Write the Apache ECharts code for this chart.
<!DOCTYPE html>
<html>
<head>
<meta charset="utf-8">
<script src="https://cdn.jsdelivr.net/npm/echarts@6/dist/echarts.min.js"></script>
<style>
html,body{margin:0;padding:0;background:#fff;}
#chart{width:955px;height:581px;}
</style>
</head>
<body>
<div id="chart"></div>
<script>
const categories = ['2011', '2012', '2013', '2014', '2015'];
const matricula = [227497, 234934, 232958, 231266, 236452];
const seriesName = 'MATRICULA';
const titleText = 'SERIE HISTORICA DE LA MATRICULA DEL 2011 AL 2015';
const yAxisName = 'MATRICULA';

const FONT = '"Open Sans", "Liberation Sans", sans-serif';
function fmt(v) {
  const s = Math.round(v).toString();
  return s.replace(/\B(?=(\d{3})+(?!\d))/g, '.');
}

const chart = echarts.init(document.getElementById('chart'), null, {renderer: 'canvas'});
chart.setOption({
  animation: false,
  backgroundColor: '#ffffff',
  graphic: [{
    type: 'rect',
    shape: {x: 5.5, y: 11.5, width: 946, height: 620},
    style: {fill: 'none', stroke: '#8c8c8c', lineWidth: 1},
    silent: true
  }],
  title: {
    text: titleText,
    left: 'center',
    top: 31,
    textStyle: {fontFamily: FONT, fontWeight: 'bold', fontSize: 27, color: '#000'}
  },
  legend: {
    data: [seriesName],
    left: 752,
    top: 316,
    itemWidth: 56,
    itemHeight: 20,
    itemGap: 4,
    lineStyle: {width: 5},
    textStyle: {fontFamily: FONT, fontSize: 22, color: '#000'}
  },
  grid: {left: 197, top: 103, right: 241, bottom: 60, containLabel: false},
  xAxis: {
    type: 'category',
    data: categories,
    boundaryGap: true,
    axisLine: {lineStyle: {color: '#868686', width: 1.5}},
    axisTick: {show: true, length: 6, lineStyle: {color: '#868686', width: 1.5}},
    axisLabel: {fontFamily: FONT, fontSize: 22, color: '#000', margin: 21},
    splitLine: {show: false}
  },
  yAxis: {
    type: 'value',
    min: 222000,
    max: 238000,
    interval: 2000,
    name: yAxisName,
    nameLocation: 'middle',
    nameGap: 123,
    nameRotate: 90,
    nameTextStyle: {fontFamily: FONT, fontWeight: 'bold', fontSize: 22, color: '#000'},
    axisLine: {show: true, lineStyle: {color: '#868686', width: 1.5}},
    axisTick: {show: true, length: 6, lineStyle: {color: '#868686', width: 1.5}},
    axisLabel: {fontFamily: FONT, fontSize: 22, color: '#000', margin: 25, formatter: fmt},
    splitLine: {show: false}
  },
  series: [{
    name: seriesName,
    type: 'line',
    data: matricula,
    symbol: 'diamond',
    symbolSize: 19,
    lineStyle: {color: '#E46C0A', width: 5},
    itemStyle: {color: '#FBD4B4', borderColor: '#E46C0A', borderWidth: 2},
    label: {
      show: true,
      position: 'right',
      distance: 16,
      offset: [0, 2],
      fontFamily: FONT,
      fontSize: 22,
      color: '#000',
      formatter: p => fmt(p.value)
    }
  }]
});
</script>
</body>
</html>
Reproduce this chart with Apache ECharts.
------------------------------------------------------------------------
WHAT IS REQUIRED: Quote the listing in full, please, keeping every line exact.

SOLUTION TO THE EXERCISE:
Write the Apache ECharts code for this chart.
<!DOCTYPE html>
<html>
<head>
<meta charset="utf-8">
<script src="https://cdn.jsdelivr.net/npm/echarts@6/dist/echarts.min.js"></script>
<style>
html,body{margin:0;padding:0;background:#fff;}
#chart{width:955px;height:581px;}
</style>
</head>
<body>
<div id="chart"></div>
<script>
const categories = ['2011', '2012', '2013', '2014', '2015'];
const matricula = [227497, 234934, 232958, 231266, 236452];
const seriesName = 'MATRICULA';
const titleText = 'SERIE HISTORICA DE LA MATRICULA DEL 2011 AL 2015';
const yAxisName = 'MATRICULA';

const FONT = '"Open Sans", "Liberation Sans", sans-serif';
function fmt(v) {
  const s = Math.round(v).toString();
  return s.replace(/\B(?=(\d{3})+(?!\d))/g, '.');
}

const chart = echarts.init(document.getElementById('chart'), null, {renderer: 'canvas'});
chart.setOption({
  animation: false,
  backgroundColor: '#ffffff',
  graphic: [{
    type: 'rect',
    shape: {x: 5.5, y: 11.5, width: 946, height: 620},
    style: {fill: 'none', stroke: '#8c8c8c', lineWidth: 1},
    silent: true
  }],
  title: {
    text: titleText,
    left: 'center',
    top: 31,
    textStyle: {fontFamily: FONT, fontWeight: 'bold', fontSize: 27, color: '#000'}
  },
  legend: {
    data: [seriesName],
    left: 752,
    top: 316,
    itemWidth: 56,
    itemHeight: 20,
    itemGap: 4,
    lineStyle: {width: 5},
    textStyle: {fontFamily: FONT, fontSize: 22, color: '#000'}
  },
  grid: {left: 197, top: 103, right: 241, bottom: 60, containLabel: false},
  xAxis: {
    type: 'category',
    data: categories,
    boundaryGap: true,
    axisLine: {lineStyle: {color: '#868686', width: 1.5}},
    axisTick: {show: true, length: 6, lineStyle: {color: '#868686', width: 1.5}},
    axisLabel: {fontFamily: FONT, fontSize: 22, color: '#000', margin: 21},
    splitLine: {show: false}
  },
  yAxis: {
    type: 'value',
    min: 222000,
    max: 238000,
    interval: 2000,
    name: yAxisName,
    nameLocation: 'middle',
    nameGap: 123,
    nameRotate: 90,
    nameTextStyle: {fontFamily: FONT, fontWeight: 'bold', fontSize: 22, color: '#000'},
    axisLine: {show: true, lineStyle: {color: '#868686', width: 1.5}},
    axisTick: {show: true, length: 6, lineStyle: {color: '#868686', width: 1.5}},
    axisLabel: {fontFamily: FONT, fontSize: 22, color: '#000', margin: 25, formatter: fmt},
    splitLine: {show: false}
  },
  series: [{
    name: seriesName,
    type: 'line',
    data: matricula,
    symbol: 'diamond',
    symbolSize: 19,
    lineStyle: {color: '#E46C0A', width: 5},
    itemStyle: {color: '#FBD4B4', borderColor: '#E46C0A', borderWidth: 2},
    label: {
      show: true,
      position: 'right',
      distance: 16,
      offset: [0, 2],
      fontFamily: FONT,
      fontSize: 22,
      color: '#000',
      formatter: p => fmt(p.value)
    }
  }]
});
</script>
</body>
</html>
Reproduce this chart with Apache ECharts.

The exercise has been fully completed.